- **MATERIALS PROVIDED**:
++++

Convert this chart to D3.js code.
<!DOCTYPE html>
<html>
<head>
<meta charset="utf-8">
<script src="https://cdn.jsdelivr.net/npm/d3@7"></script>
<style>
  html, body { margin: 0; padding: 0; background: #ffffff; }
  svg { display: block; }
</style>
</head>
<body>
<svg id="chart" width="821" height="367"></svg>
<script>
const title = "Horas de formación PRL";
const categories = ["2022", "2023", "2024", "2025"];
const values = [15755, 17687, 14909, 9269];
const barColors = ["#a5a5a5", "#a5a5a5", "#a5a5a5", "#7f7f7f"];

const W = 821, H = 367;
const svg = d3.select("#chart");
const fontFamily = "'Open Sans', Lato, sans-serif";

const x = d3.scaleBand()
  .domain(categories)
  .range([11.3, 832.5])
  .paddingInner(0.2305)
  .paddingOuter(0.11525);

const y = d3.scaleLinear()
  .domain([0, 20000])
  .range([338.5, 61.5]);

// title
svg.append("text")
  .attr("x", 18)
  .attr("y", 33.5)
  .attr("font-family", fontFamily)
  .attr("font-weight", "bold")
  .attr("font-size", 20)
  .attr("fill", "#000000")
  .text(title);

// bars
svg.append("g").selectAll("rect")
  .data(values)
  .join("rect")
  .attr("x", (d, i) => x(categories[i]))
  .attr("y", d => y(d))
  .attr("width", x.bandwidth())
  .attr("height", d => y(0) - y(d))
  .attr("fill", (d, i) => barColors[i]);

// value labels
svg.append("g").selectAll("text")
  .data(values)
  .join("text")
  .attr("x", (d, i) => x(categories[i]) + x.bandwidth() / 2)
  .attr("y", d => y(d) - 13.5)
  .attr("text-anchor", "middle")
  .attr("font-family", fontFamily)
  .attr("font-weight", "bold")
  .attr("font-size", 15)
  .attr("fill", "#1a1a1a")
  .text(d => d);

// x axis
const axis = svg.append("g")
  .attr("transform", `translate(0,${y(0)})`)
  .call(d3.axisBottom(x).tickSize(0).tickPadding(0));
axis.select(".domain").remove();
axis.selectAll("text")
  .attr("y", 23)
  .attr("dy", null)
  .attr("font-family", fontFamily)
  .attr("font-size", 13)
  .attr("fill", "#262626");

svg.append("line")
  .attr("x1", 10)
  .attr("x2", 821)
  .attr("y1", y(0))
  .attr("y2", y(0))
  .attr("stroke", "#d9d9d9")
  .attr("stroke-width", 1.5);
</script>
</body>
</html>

++++

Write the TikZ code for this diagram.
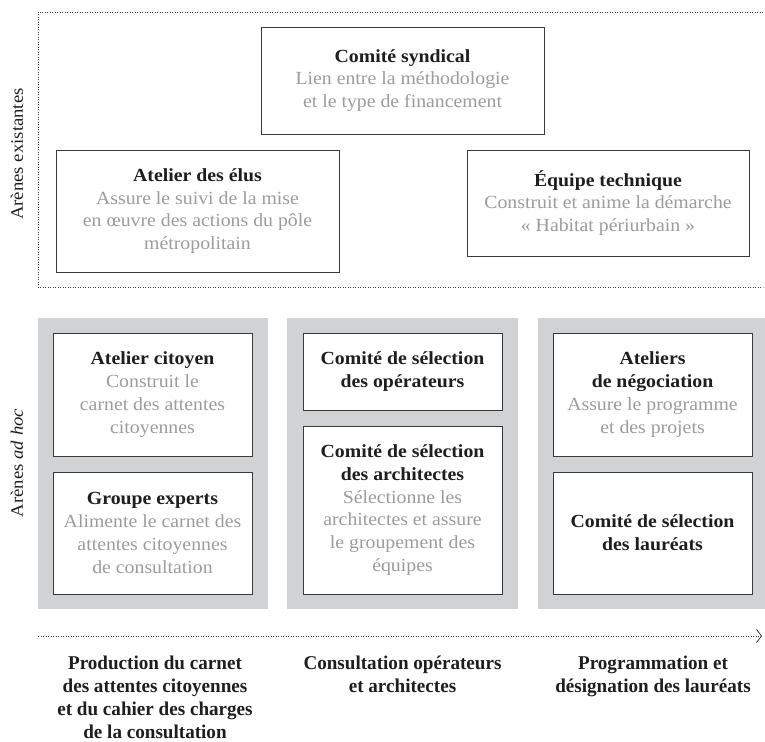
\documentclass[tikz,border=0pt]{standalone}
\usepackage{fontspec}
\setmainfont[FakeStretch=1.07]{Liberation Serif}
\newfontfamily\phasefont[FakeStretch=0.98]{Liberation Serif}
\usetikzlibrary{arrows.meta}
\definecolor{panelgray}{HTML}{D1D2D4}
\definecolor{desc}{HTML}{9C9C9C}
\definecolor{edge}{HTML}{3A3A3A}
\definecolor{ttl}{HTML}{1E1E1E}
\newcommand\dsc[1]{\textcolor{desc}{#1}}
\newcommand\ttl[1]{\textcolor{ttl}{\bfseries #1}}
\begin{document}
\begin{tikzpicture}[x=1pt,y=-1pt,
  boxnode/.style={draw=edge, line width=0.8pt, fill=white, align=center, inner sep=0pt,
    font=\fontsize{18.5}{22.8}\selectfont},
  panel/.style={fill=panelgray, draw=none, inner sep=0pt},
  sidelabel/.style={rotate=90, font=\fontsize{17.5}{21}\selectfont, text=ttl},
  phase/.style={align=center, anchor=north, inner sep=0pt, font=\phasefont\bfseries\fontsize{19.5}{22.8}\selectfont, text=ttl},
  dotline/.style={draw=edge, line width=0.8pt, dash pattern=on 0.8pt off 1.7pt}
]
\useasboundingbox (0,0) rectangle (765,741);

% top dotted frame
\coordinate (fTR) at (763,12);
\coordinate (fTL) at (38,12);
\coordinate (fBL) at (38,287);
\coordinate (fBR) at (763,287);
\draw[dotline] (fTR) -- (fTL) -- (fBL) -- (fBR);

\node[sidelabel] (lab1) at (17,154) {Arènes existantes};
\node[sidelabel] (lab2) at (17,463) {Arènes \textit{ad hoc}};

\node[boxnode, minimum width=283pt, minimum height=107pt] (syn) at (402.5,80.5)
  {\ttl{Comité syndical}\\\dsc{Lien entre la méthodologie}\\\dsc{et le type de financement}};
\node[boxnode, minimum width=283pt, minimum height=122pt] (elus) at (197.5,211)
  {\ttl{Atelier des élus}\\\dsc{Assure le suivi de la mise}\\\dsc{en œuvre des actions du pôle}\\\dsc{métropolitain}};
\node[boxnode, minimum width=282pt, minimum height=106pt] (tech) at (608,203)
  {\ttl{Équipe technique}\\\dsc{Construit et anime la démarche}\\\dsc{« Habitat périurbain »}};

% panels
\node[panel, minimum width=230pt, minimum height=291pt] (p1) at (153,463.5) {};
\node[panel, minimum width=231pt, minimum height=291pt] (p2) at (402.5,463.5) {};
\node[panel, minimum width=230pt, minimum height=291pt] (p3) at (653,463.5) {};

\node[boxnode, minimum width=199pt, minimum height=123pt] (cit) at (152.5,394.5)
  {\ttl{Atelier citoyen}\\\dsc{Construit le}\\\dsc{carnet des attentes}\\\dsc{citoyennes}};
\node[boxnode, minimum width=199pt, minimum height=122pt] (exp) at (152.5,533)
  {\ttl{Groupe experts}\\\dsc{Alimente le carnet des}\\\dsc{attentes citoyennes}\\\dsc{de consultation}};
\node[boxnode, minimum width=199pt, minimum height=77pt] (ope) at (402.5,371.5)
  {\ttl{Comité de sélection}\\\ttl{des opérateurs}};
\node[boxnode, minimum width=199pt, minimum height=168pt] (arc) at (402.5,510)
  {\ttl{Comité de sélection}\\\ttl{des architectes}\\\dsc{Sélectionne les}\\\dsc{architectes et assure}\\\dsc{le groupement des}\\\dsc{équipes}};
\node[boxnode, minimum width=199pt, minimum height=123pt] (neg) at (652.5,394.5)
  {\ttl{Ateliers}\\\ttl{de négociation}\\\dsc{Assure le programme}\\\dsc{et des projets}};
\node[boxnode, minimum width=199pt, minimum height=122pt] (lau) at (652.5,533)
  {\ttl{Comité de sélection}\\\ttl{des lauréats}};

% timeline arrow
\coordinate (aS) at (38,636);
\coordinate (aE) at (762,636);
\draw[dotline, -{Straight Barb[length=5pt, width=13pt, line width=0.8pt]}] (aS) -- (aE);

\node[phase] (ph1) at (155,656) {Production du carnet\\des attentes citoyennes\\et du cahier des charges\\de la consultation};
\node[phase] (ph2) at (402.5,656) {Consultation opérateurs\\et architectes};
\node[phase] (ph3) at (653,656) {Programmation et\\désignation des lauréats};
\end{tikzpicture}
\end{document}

++++

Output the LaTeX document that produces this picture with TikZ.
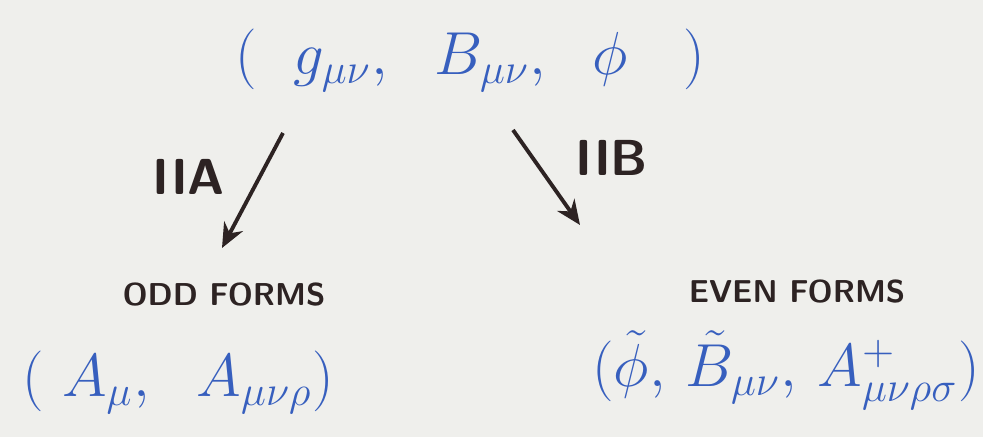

++++

- **EXERCISE**: From the line with "Convert this chart to D3.js code." through the line with "i) => barColors[i]);", set down every line exactly and nothing besides.

- **CORRECT RESPONSE**:
Convert this chart to D3.js code.
<!DOCTYPE html>
<html>
<head>
<meta charset="utf-8">
<script src="https://cdn.jsdelivr.net/npm/d3@7"></script>
<style>
  html, body { margin: 0; padding: 0; background: #ffffff; }
  svg { display: block; }
</style>
</head>
<body>
<svg id="chart" width="821" height="367"></svg>
<script>
const title = "Horas de formación PRL";
const categories = ["2022", "2023", "2024", "2025"];
const values = [15755, 17687, 14909, 9269];
const barColors = ["#a5a5a5", "#a5a5a5", "#a5a5a5", "#7f7f7f"];

const W = 821, H = 367;
const svg = d3.select("#chart");
const fontFamily = "'Open Sans', Lato, sans-serif";

const x = d3.scaleBand()
  .domain(categories)
  .range([11.3, 832.5])
  .paddingInner(0.2305)
  .paddingOuter(0.11525);

const y = d3.scaleLinear()
  .domain([0, 20000])
  .range([338.5, 61.5]);

// title
svg.append("text")
  .attr("x", 18)
  .attr("y", 33.5)
  .attr("font-family", fontFamily)
  .attr("font-weight", "bold")
  .attr("font-size", 20)
  .attr("fill", "#000000")
  .text(title);

// bars
svg.append("g").selectAll("rect")
  .data(values)
  .join("rect")
  .attr("x", (d, i) => x(categories[i]))
  .attr("y", d => y(d))
  .attr("width", x.bandwidth())
  .attr("height", d => y(0) - y(d))
  .attr("fill", (d, i) => barColors[i]);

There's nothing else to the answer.